By this time of year, most CFOs and their teams have buttoned up their budgets for the coming year, and are gearing up to present it to their executive team and boards of directors.
All due care is paid to ensuring the budget relates to the board’s strategic plan, and the level of preparation rivals that of the annual report. The presentations include the full package of financial statements (balance sheet, income statement and cash flow projection). The teams have spent countless hours consolidating the functional departments' and profit centers' expectations and ensuring that all joint resources and allocations are treated cohesively throughout the documents.
I’m not going to mince words: for many of us responsible for creating the budget plan, presenting our efforts to the board is the most visible and nerve-wracking task we’ll perform all year.

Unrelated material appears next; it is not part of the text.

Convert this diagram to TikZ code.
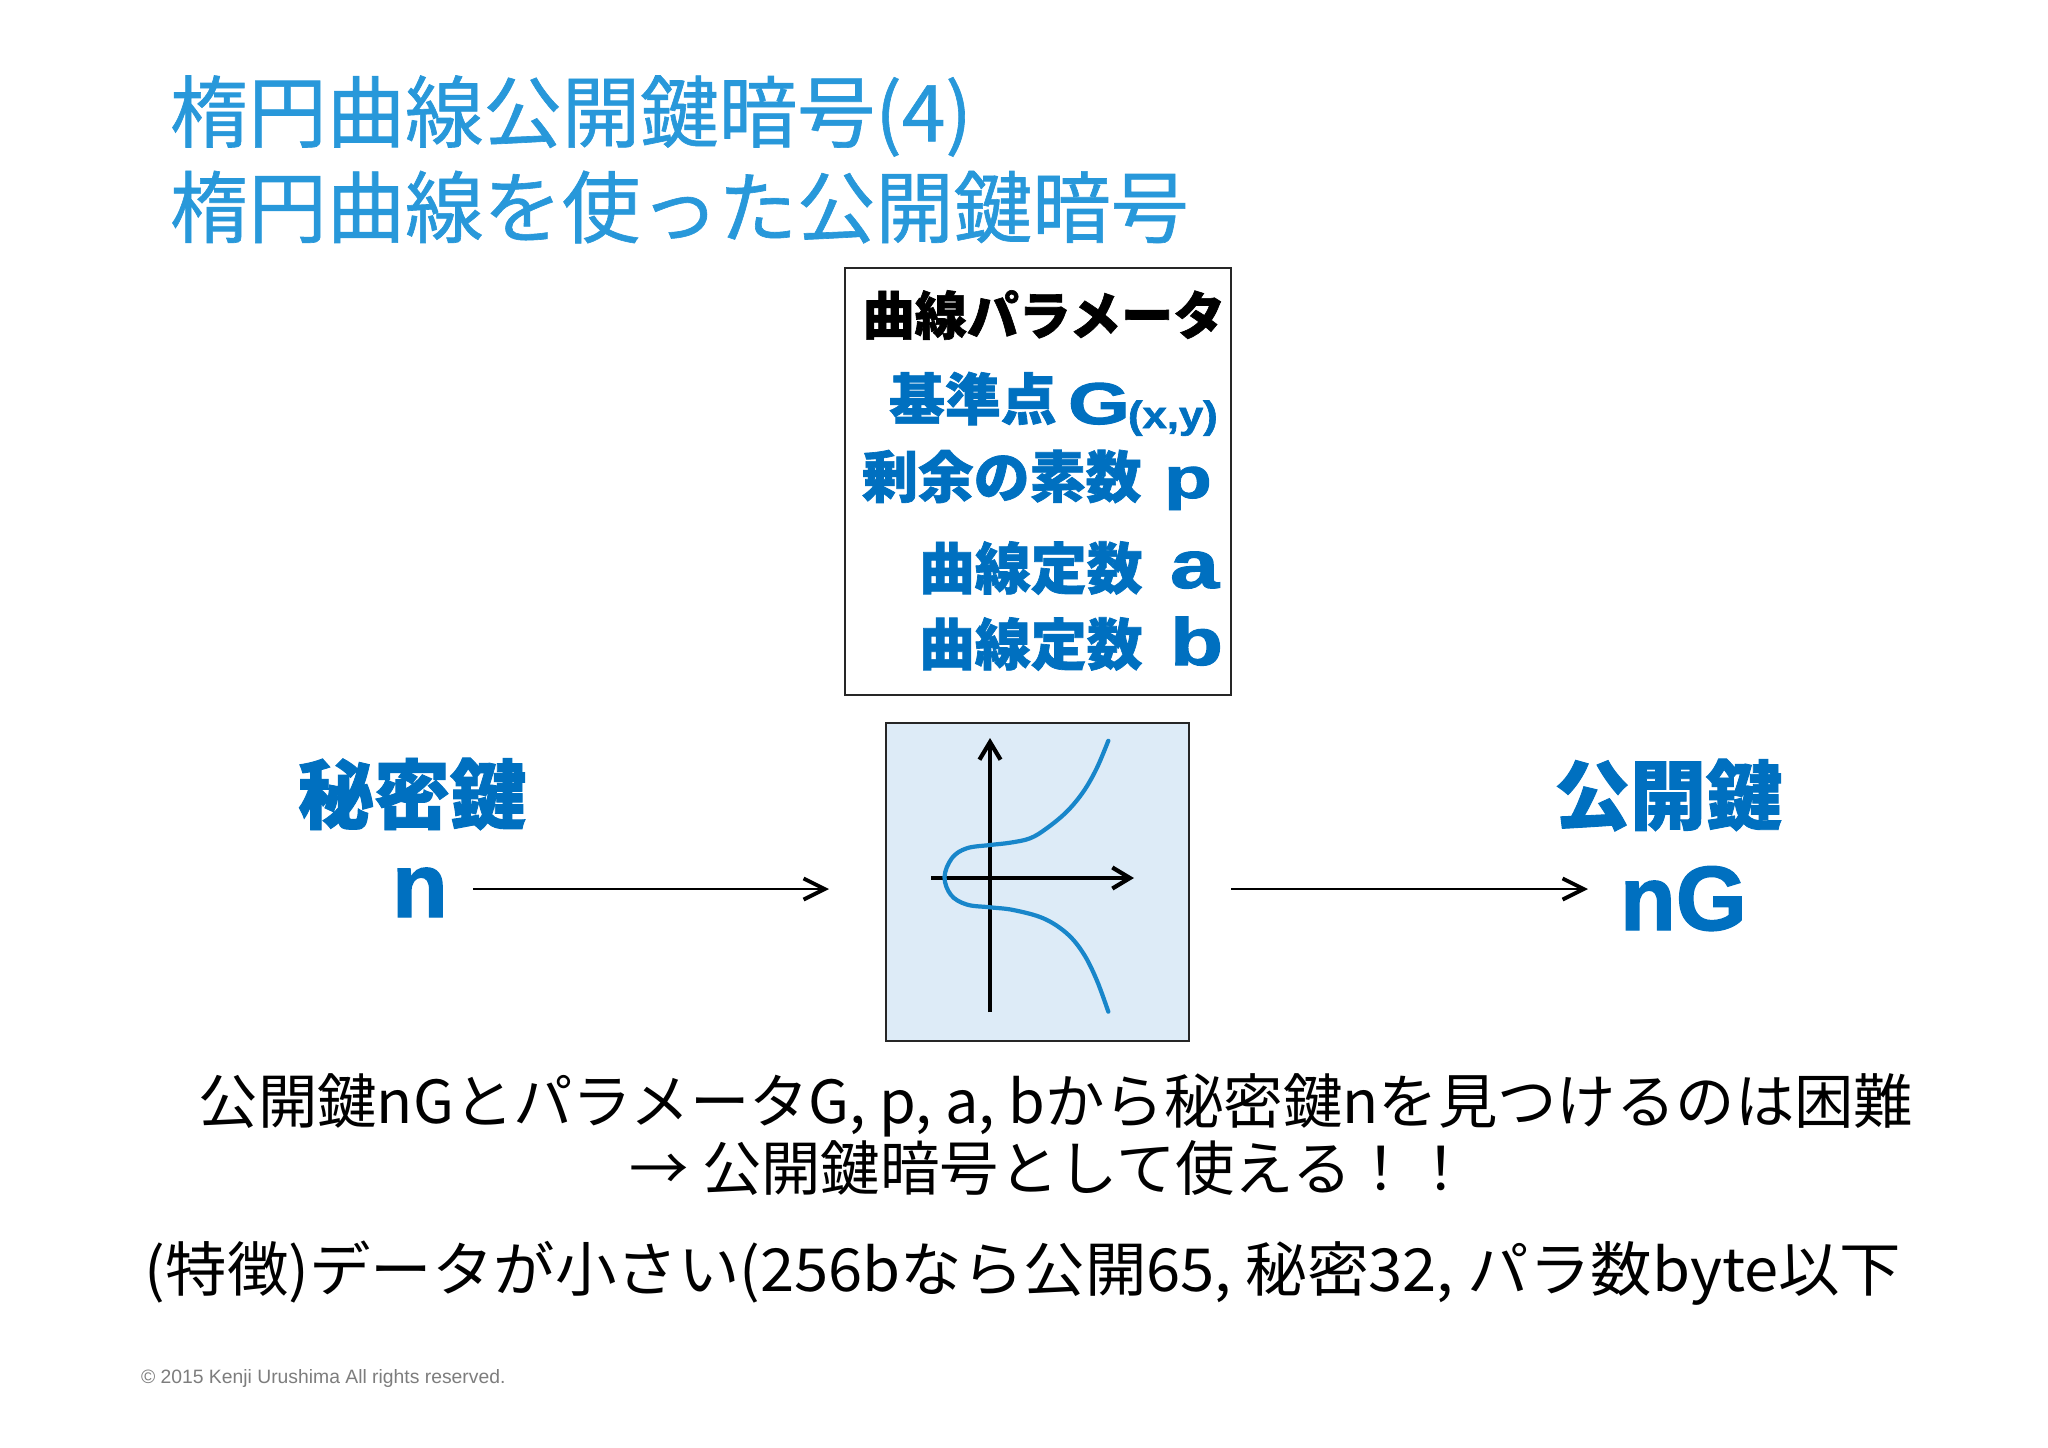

Why the stress?
Just like any project plan, budget plans are built using a set of assumptions with revenue and expense drivers that define a limited number of situations. Then we get to the boardroom, the venue where tough questions are asked, new directions explored and pivots discussed. It’s not uncommon for board members to open up tenets of strategic plan for debate and expect you to provide insight on the risks and impacts that each change will have on the organization and its financial position. That means the presentation you spent weeks preparing may no longer be relevant to the discussion.
Budget plans should be treated as living documents that provide guidance and direction, and are updated and adjusted as actual results unfold. How do finance teams get there? I suggest three losses:
1. Lose the Spreadsheets
Part of the problem is that too many budget plans are still built using spreadsheets. It’s extremely difficult to build a spreadsheet that represents a complex company. Finance teams are forced to piece together multiple spreadsheets and rely on tenuous links, complex formulas and macros to arrive at answers. The result is a budget that’s difficult to manage and nearly impossible to manipulate in order to test the multiple business scenarios up for debate with the board. This is a critical consideration given that when building a budget model, it’s impossible to anticipate the variety of changes that might occur in the future.
2. Lose the Top-Down Approach to Budget Plans
CFOs and their teams build budgets, but the budget plans themselves are, in fact, the collective work of an organization's operational and business leaders. Because many of those functional leaders have little background in corporate finance, they wait to receive a budget number from the CFO and then work out the details as best they can. Once you receive the data, you need to validate and consolidate all inputs and massage it into a presentation to the board. This approach is, by definition, top-down, demanding too much input on the part of the finance team. And that, in turn, means the budget plan is wholly divorced from the day-to-day activities of the company.
3. Lose the Once-a-Year Mindset of the Budgeting Process
This is easier said than done since, as stated above, the finance team is far from the only owners of a budget plan. But budgets shouldn’t be documents an organization rushes to create every year and then puts on a shelf after the presentation to the board. Managing a business is a year-round activity, managing a budget should be too. (Admittedly, ongoing management would be a lot easier if your budget isn’t in spreadsheets.)
To succeed at changing the mindset within your company, you’ll need to convince the operational heads that your budget is a strategic asset to be used all year as a basis for performance measurement (actuals vs. plan), decision-making (what-if scenarios) and for keeping the business on track (forecasting).
(Of course, one of the reasons why budgets aren’t used year-round is due to the fact they’re often spreadsheet based, which are difficult to manage a budget in.)
A Huge Gain to Realize
I recognize the effort these changes require on the CFO’s and finance team’s part. It means sourcing a budgeting platform to replace your spreadsheets, and convincing operational heads they have an ongoing role in the budget plan. But the effort will deliver a huge gain: the ability to create and present boardroom-ready budget plans. When the board of directors wants to know —in the meeting—the ramifications of any number of business changes, you’ll be in a position to show them the impact on your P&L, balance sheet and cash flow statement. Put another way, the budget, and its creators, become much more essential to creating an organizational strategy.